Mucho más se podría decir aún sobre que el horizonte político de algunos sectores “críticos” no pase de que los trabajadores continuemos vendiendo nuestra fuerza de trabajo al patrón de turno pero teniendo un mejor acceso al consumo de algunas mercancías. Entre los distintos sectores de la socialdemocracia, expresión de las ideas, intereses y sensibilidades de distintas capas sociales, se pelean también con un altísimo nivel de vehemencia, pero todas coinciden en tratar de presentar un posible momento de equilibrio, un posible capitalismo de rostro humano. En las redes sociales se dedican hipérboles por las diferencias, en la intimidad de los pasillos de las universidades y de los platós seguramente se acompasen las risas gracias a las coincidencias: la cuestión del poder no se toca, es pecado.
Memoria y poder
La batalla de las nostalgias y la memoria hay que afrontarla, claro, porque tampoco los muertos están seguros ante el enemigo.
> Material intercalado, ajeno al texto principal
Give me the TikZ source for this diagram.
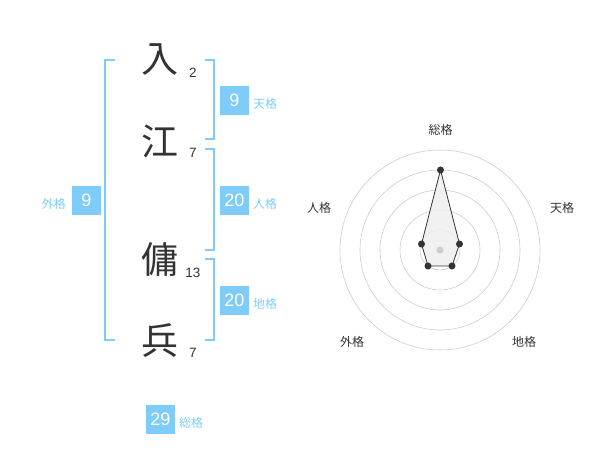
\documentclass[tikz,border=0pt]{standalone}
\usepackage{fontspec}
\setmainfont{Liberation Sans}
\newfontfamily\cjk{Noto Sans CJK JP}
\definecolor{sky}{RGB}{127,204,250}
\definecolor{ink}{RGB}{51,51,51}
\definecolor{ring}{RGB}{204,204,204}
\definecolor{polyfill}{RGB}{238,238,238}
\begin{document}
\begin{tikzpicture}[x=1pt,y=-1pt,
  bigchar/.style={font=\cjk\fontsize{37}{37}\selectfont,text=ink,inner sep=0pt},
  strokes/.style={font=\fontsize{13.5}{13.5}\selectfont,text=ink,inner sep=0pt},
  valbox/.style={fill=sky,text=white,minimum width=29pt,minimum height=29pt,inner sep=0pt,font=\fontsize{18}{18}\selectfont},
  kaku/.style={font=\cjk\fontsize{12}{12}\selectfont,text=sky,inner sep=0pt},
  bracket/.style={draw=sky,line width=1.5pt},
  radarlbl/.style={font=\cjk\fontsize{12}{12}\selectfont,text=ink,inner sep=0pt},
  ringline/.style={draw=ring,line width=0.6pt},
  dot/.style={circle,fill=ink,inner sep=0pt,minimum size=7pt}]
\useasboundingbox (0,0) rectangle (600,470);
% characters
\node[bigchar] (c1) at (160,60) {入};
\node[bigchar] (c2) at (160,141) {江};
\node[bigchar] (c3) at (160,260) {傭};
\node[bigchar] (c4) at (160,341) {兵};
\node[strokes] (s1) at (193,73) {2};
\node[strokes] (s2) at (193,153) {7};
\node[strokes] (s3) at (193,273) {13};
\node[strokes] (s4) at (193,353) {7};
% brackets
\draw[bracket] (115,60) -- (105,60) -- (105,340) -- (115,340);
\draw[bracket] (205,60) -- (214,60) -- (214,139) -- (205,139);
\draw[bracket] (205,149) -- (214,149) -- (214,250) -- (205,250);
\draw[bracket] (205,259) -- (214,259) -- (214,340) -- (205,340);
% value boxes
\node[valbox] (ten) at (234.5,100.5) {9};
\node[kaku,anchor=west] (tenl) at (253,104) {天格};
\node[valbox] (jin) at (234.5,200.5) {20};
\node[kaku,anchor=west] (jinl) at (253,204) {人格};
\node[valbox] (chi) at (234.5,300.5) {20};
\node[kaku,anchor=west] (chil) at (253,304) {地格};
\node[valbox] (gai) at (86.5,200.5) {9};
\node[kaku,anchor=east] (gail) at (66,204) {外格};
\node[valbox] (sou) at (160.5,419.5) {29};
\node[kaku,anchor=west] (soul) at (179,423) {総格};
% radar
\coordinate (o) at (440,250);
\foreach \r in {20,40,60,80,100} \draw[ringline] (o) circle[radius=\r];
\coordinate (pSou) at (440.5,170);
\coordinate (pTen) at (459.5,244);
\coordinate (pChi) at (452,266);
\coordinate (pGai) at (428,266);
\coordinate (pJin) at (421.5,244);
\filldraw[fill=polyfill,fill opacity=0.8,draw=ink,line width=0.8pt] (pSou) -- (pTen) -- (pChi) -- (pGai) -- (pJin) -- cycle;
\node[circle,fill=ring,inner sep=0pt,minimum size=7pt] (ctr) at (o) {};
\foreach \p in {pSou,pTen,pChi,pGai,pJin} \node[dot] at (\p) {};
\node[radarlbl] (lSou) at (440.5,130) {総格};
\node[radarlbl] (lTen) at (562,208) {天格};
\node[radarlbl] (lChi) at (524,342) {地格};
\node[radarlbl] (lGai) at (352,342) {外格};
\node[radarlbl] (lJin) at (319,208) {人格};
\end{tikzpicture}
\end{document}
Y eso implica mostrar quiénes fueron los perdedores, los perjudicados, los derrotados de los periodos que idolatran a derecha e izquierda del arco parlamentario. Así como recuperar el ejemplo de los que antes que nosotros fueron los “pecadores”, los que hicieron resonar las trompetas de la revolución, aquellos que se plantearon la transformación radical de la sociedad basada en la explotación del hombre por el hombre. Y ese reconocimiento es todo lo contrario a una política nostálgica, porque es una política que solo puede partir de la convicción de que cada generación de la historia se encarama sobre los hombros de la anterior, que su acción y sus anhelos desembocan irremediable en nuestro presente, y que es por tanto el presente el que hay que pisar con fuerza.
Se trata de la convicción de que no hay ninguna fuerza mágica que empuje hacia el paraíso y que depende exclusivamente de nosotros, de los trabajadores y trabajadoras, de la disposición de nuestras fuerzas, cambiar radicalmente la realidad. Se trata de luchar contra todas y cada una de las violencias del capitalismo siendo conscientes de su correlación mutua y génesis común en el modo de producción. Se trata de volver a poner la cuestión del poder en el centro de debate y de hacer política y generar estructura allí donde ocurren las violencias del capitalismo. Se trata de hacer saltar por los aires la dicotomía instituciones-calles y generar nuestras propias instituciones, construir un tejido organizado de los centros de trabajo a los institutos, de los institutos a los barrios, de los barrios a las universidades… que a la vez que combata exprese una nueva forma de concebir la vida. Una alternativa obrera y popular que ahogue a la reacción en cuanto se asome, que rompa con las vías muertas y los callejones sin salida del reformismo. Y se trata, además, de hacerlo ya, porque mañana ya estaremos llegando tarde a la cita.